MANILA, Philippines (AP) _ The government on Tuesday charged Sen. Juan Ponce Enrile and four others with rebellion in connection with December’s failed bid to topple President Corazon Aquino, her press secretary said.

Press Secretary Tomas Gomez said the charges were filed by a commission set up to investigate the Dec. 1-9 coup attempt.

Enrile, a former defense minister and the only opposition member in the Senate, is among Mrs. Aquino’s sharpest critics.

The commission chairman, Aurelio Trampe, told reporters at the regional court in Makati that he had gone there to file a complaint but had not done so. He refused to say who would be charged.

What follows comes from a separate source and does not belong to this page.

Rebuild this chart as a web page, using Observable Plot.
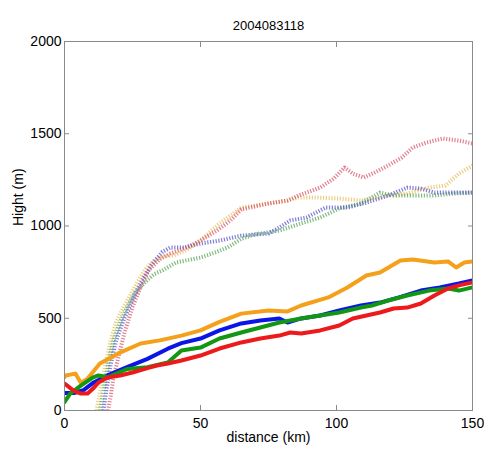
<!DOCTYPE html>
<html>
<head>
<meta charset="utf-8">
<script src="https://cdn.jsdelivr.net/npm/d3@7"></script>
<script src="https://cdn.jsdelivr.net/npm/@observablehq/plot@0.6"></script>
<style>
  html, body { margin: 0; padding: 0; background: #fff; }
  #chart svg { display: block; }
</style>
</head>
<body>
<div id="chart"></div>
<script>
const title = "2004083118";
const xLabel = "distance (km)";
const yLabel = "Hight (m)";
const xTicks = [0, 50, 100, 150];
const yTicks = [0, 500, 1000, 1500, 2000];

// Solid lines [km, m]
const solidOrange = [[0,180],[0.4,190],[4,200],[6,150],[8.5,173],[13,255],[20.6,315],[28,363],[35,380],[43,406],[50,434],[57,480],[65,525],[75,542],[82,537],[87,569],[97,613],[104,667],[111,732],[116,748],[123.5,813],[128,818],[136,802],[141,808],[144,775],[147,802],[150,808]];
const solidBlue = [[0,95],[3.5,95],[7,110],[10.5,150],[15.8,190],[23,235],[30.5,280],[38,335],[43,365],[50,390],[57,434],[65,472],[72,488],[79,499],[82,477],[87,499],[94,515],[101,542],[109,569],[116,585],[123,613],[131,650],[138,667],[145,688],[150,705]];
const solidGreen = [[0,45],[2,90],[6,135],[10.5,180],[12.5,190],[15.8,180],[23,225],[30.5,235],[38,260],[43,325],[50,341],[57,390],[65,423],[72,450],[79,477],[87,499],[94,515],[101,531],[109,558],[113,569],[119,596],[126,623],[134,650],[141,661],[145,650],[150,667]];
const solidRed = [[0,146],[1,135],[3.3,108],[6,92],[8.5,92],[10.5,119],[12.5,152],[15.8,179],[20.5,190],[25,206],[30.5,230],[34,244],[38,255],[43,271],[50,298],[57,336],[65,369],[72,390],[79,406],[83,423],[87,417],[94,434],[101,461],[106,499],[111,515],[116,531],[121,553],[126,558],[131,580],[136,623],[141,661],[145,678],[150,694]];

// Dotted lines [km, m]
const dotOrange = [[11.8,0],[13,100],[15,250],[17,380],[19,480],[21,540],[24,620],[27,700],[30,770],[33,815],[36,835],[40,840],[45,870],[50,921],[57,1014],[65,1100],[75,1122],[82,1138],[86,1154],[93,1154],[101,1149],[109,1138],[119,1165],[126,1176],[134,1208],[140,1219],[145,1284],[150,1328]];
const dotRed = [[16,0],[17,80],[18,180],[20,300],[22,420],[25,560],[28,670],[31,760],[35,820],[39,851],[45,884],[50,921],[56,975],[61,1030],[65,1090],[75,1122],[82,1138],[86,1165],[94,1208],[99,1257],[103,1317],[106,1284],[110,1263],[114,1290],[119,1328],[124,1371],[128,1425],[133,1452],[139,1474],[145,1463],[150,1447]];
const dotBlue = [[14.3,0],[15.5,120],[17,250],[19,380],[22,500],[25,600],[28,690],[32,790],[36,860],[39,884],[44,884],[50,905],[57,921],[65,948],[75,959],[79,992],[83,1030],[89,1046],[96,1100],[104,1100],[111,1127],[119,1165],[126,1208],[131,1203],[136,1181],[143,1181],[150,1181]];
const dotGreen = [[13,0],[14.5,120],[16,250],[18,380],[20.5,480],[23,560],[26,640],[30,700],[33,740],[36,759],[41,802],[50,829],[56,860],[60,884],[65,930],[70,955],[79,975],[87,1014],[94,1046],[101,1095],[109,1122],[116,1181],[121,1165],[128,1165],[136,1165],[143,1176],[150,1181]];

const dotted = [
  {data: dotOrange, color: "#e6b850"},
  {data: dotGreen, color: "#4a9e4a"},
  {data: dotBlue, color: "#4848c8"},
  {data: dotRed, color: "#d4485e"}
];
const solid = [
  {data: solidOrange, color: "#f5a01a"},
  {data: solidBlue, color: "#0b16e6"},
  {data: solidGreen, color: "#139613"},
  {data: solidRed, color: "#ec1a1a"}
];

const font = "'Liberation Sans', Arial, Helvetica, sans-serif";
const fmt = d => String(d);

const marks = [
  ...dotted.map(s => Plot.line(s.data, {x: d => d[0], y: d => d[1], stroke: s.color, strokeWidth: 4, strokeLinecap: "butt", strokeDasharray: "1.2,1.6", strokeOpacity: 0.7, clip: true})),
  ...solid.map(s => Plot.line(s.data, {x: d => d[0], y: d => d[1], stroke: s.color, strokeWidth: 4, strokeLinejoin: "round", clip: true})),
  Plot.frame({stroke: "#8a8a8a"}),
  Plot.axisX(xTicks, {anchor: "bottom", tickSize: 0, tickPadding: 8, fontSize: 14, tickFormat: fmt, label: null}),
  Plot.axisX(xTicks, {anchor: "bottom", tickSize: -5, tickFormat: () => "", stroke: "#8a8a8a", label: null}),
  Plot.axisX(xTicks, {anchor: "top", tickSize: -5, tickFormat: () => "", stroke: "#8a8a8a", label: null}),
  Plot.axisY(yTicks, {anchor: "left", tickSize: 0, tickPadding: 3, fontSize: 14, tickFormat: fmt, label: null}),
  Plot.axisY(yTicks, {anchor: "left", tickSize: -5, tickFormat: () => "", stroke: "#8a8a8a", label: null}),
  Plot.axisY(yTicks, {anchor: "right", tickSize: -5, tickFormat: () => "", stroke: "#8a8a8a", label: null}),
  Plot.text([title], {frameAnchor: "top", dy: -21, fontSize: 13}),
  Plot.text([xLabel], {frameAnchor: "bottom", dy: 31, fontSize: 14}),
  Plot.text([yLabel], {frameAnchor: "left", dx: -46, rotate: -90, fontSize: 14})
];

const chart = Plot.plot({
  width: 484,
  height: 452,
  marginLeft: 64,
  marginRight: 12,
  marginTop: 41,
  marginBottom: 42,
  x: {domain: [0, 150]},
  y: {domain: [0, 2000]},
  style: {fontFamily: font, color: "#000", background: "#fff", overflow: "visible"},
  marks
});
document.getElementById("chart").appendChild(chart);
</script>
</body>
</html>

The five would be the first civilians charged in the coup attempt, the sixth and bloodiest attempt to unseat Mrs. Aquino since she took office in the 1986 uprising that toppled the late President Ferdinand Marcos.

Gomez said Enrile had been charged with rebellion with murder - for which there is no bail - and separately with harboring rebels.

Enrile led the February 1986 military mutiny that triggered the ″people power″ uprising Mrs. Aquino rode to power. But Mrs. Aquino fired Enrile in November 1986 after a failed coup by his followers.

During a speech Sunday marking her fourth anniversary in office, Mrs. Aquino repeatedly denounced Enrile and thanked the public for ″protecting″ her against him.

Also charged Tuesday were renegade former Lt. Col. Gregorio Honasan, Cagayan provincial Gov. Rodolfo Aguinaldo and a businessman and his wife.

″What we are witnessing today is the effective operation of our criminal justice system under a constitutional democracy,″ Gomez said. ″Crimes have been committed, criminals have been identified, and therefore, cases have to be filed.″

Staff members at Enrile’s office said the senator had no immediate comment but expected to be arrested soon.

Earlier, Enrile told a Manila radio station: ″What is happening is that everything is based on emotions, anger, persecution. They cannot threaten me with those things because my conscious is clean, my heart is pure. I did not do anything wrong. I am not afraid, even if they imprison me.″

The charges against Enrile stem from statements allegedly made by witnesses who claimed to have seen Honasan at the senator’s home on the first day of the failed coup.

Enrile has denied involvement in the putsch and claimed he had not seen Honasan since 1987.

Aguinaldo, a former lieutenant colonel, was suspended as governor for 60 days after telling a Manila radio station that he was sending tanks and artillery to the capital to support the coup attempt.

Honasan, who has been dropped from the military rolls, led the August 1987 mutiny against Mrs. Aquino and played a leading role in last December’s putsch. He was arrested in December 1987 but escaped the following April.